The City of San Diego is pushing for this road connection, we believe, because they feel it will improve traffic circulation overall in the City.  However, the very extensive traffic impact analysis prepared as part of the Quarry Falls environmental impact report, which was accepted and certified by the City, does not support that claim.

Some road segments and intersections get better with the connection, and some get worse.  Many have no change.  What we’ve done is look at how much the improvements get better and how much the detriments get worse, to try to reach a logical conclusion (rather than a political one).

There are hundreds of pages of traffic data in the Quarry Falls environmental impact report.  SMPG has summarized the results in a four page PDF, with the numerical tables as backup, and a summary map (which might not make sense if you haven’t read the explanation of V/C ratios in the four-page analysis).

Here are the most relevant pieces of that analysis for Serra Mesa:

Mission Center Road (from Mission Valley Road to the I-805 Overpass)  will be better with the Phyllis Place connection than without it, by about 30%.  And Murray Ridge Road (from I-805 to Mission Center Road) is better, but only by about 3% — it doesn’t really make a difference either way on that segment.

Other than that, every road in Serra Mesa is better without the Phyllis Place connection.  A LOT better. The Murray Ridge Road bridge over I-805 will be almost 120% worse with the road connection.  That’s an extra 15,000 cars per day on the bridge, and predicted freeway ramp meter delay increases of more than 90 minutes.

What are we getting in exchange for waiting an extra 90 minutes to get on I-805 (where there will now be another 4000 cars on the freeway)?  Mission Center Road does not get widened to two lanes at the top of the hill (they need that money to pay for the Phyllis Place connector).  The Mission Center/I-8 interchange does not get remodeled.    There’s a little less traffic on Mission Center Road, as previously discussed, and a few segments of Friars Road see about a 10% reduction in traffic.

A complete list of the differences in mitigation projects is here.
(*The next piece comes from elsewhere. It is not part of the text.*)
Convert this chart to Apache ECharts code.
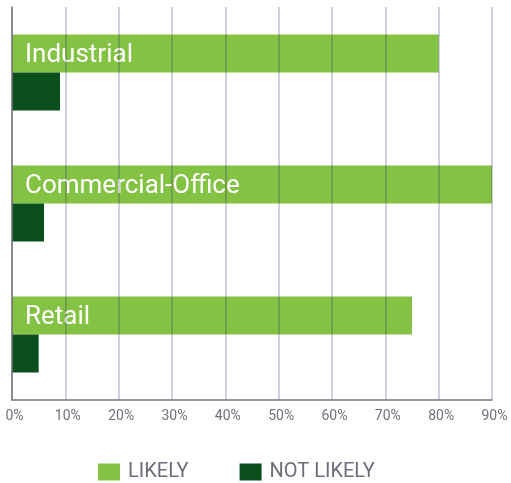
<!DOCTYPE html>
<html>
<head>
<meta charset="utf-8">
<script src="https://cdn.jsdelivr.net/npm/echarts@6/dist/echarts.min.js"></script>
<style>
  html, body { margin: 0; padding: 0; background: #ffffff; }
  #chart { width: 511px; height: 483px; }
</style>
</head>
<body>
<div id="chart"></div>
<script>
// Sectors, top to bottom
const categories = ['Industrial', 'Commercial-Office', 'Retail'];
// Share of respondents, percent
const likely = [80, 90, 75];
const notLikely = [9, 6, 5];
const seriesNames = ['LIKELY', 'NOT LIKELY'];

const chart = echarts.init(document.getElementById('chart'));

chart.setOption({
  backgroundColor: '#ffffff',
  animation: false,
  textStyle: { fontFamily: 'Roboto' },
  grid: { left: 12, right: 19, top: 7, bottom: 83, containLabel: false },
  legend: {
    data: seriesNames,
    left: 93,
    top: 457,
    itemWidth: 22,
    itemHeight: 17,
    itemGap: 51,
    icon: 'rect',
    textStyle: { color: '#6c6f7b', fontSize: 20, fontFamily: 'Roboto', padding: [0, 0, 0, 3] }
  },
  xAxis: {
    type: 'value',
    min: 0,
    max: 90,
    interval: 10,
    z: 5,
    axisLine: { show: true, lineStyle: { color: '#76767c', width: 1.5 } },
    axisTick: { show: false },
    axisLabel: {
      formatter: '{value}%',
      color: '#70727c',
      fontSize: 14,
      margin: 9,
      padding: [0, 0, 0, 5]
    },
    splitLine: { show: true, lineStyle: { color: 'rgba(40,40,95,0.22)', width: 2 } }
  },
  yAxis: {
    type: 'category',
    data: categories,
    inverse: true,
    z: 5,
    axisLine: { show: true, lineStyle: { color: '#76767c', width: 1.5 } },
    axisTick: { show: false },
    axisLabel: { show: false },
    splitLine: { show: false }
  },
  series: [
    {
      name: seriesNames[0],
      type: 'bar',
      data: likely,
      barWidth: 38,
      barGap: '0%',
      itemStyle: { color: '#83c243' },
      label: {
        show: true,
        position: 'insideLeft',
        distance: 13,
        offset: [0, 2],
        formatter: '{b}',
        color: '#ffffff',
        fontSize: 26,
        fontFamily: 'Roboto'
      }
    },
    {
      name: seriesNames[1],
      type: 'bar',
      data: notLikely,
      barWidth: 38,
      barGap: '0%',
      itemStyle: { color: '#0b4f1c' }
    }
  ]
});
</script>
</body>
</html>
Read for yourself in the traffic analysis PDF (linked earlier), and see if you reach the same conclusion:

In conclusion, the data from the KOA traffic study clearly show that the Phyllis Place road connection would achieve only marginal improvement in only some parts of Mission Valley traffic flow and no significant change overall in Mission Valley or in the total study area. The Phyllis Place connection would, however, result in highly significant increases in congestion in Quarry Falls and Serra Mesa and overcrowding at the I-805 access point.

These negative impacts to Quarry Falls and Serra Mesa do not come with a mitigating benefit to the City, and so there can be no reason to approve the Phyllis Place connection.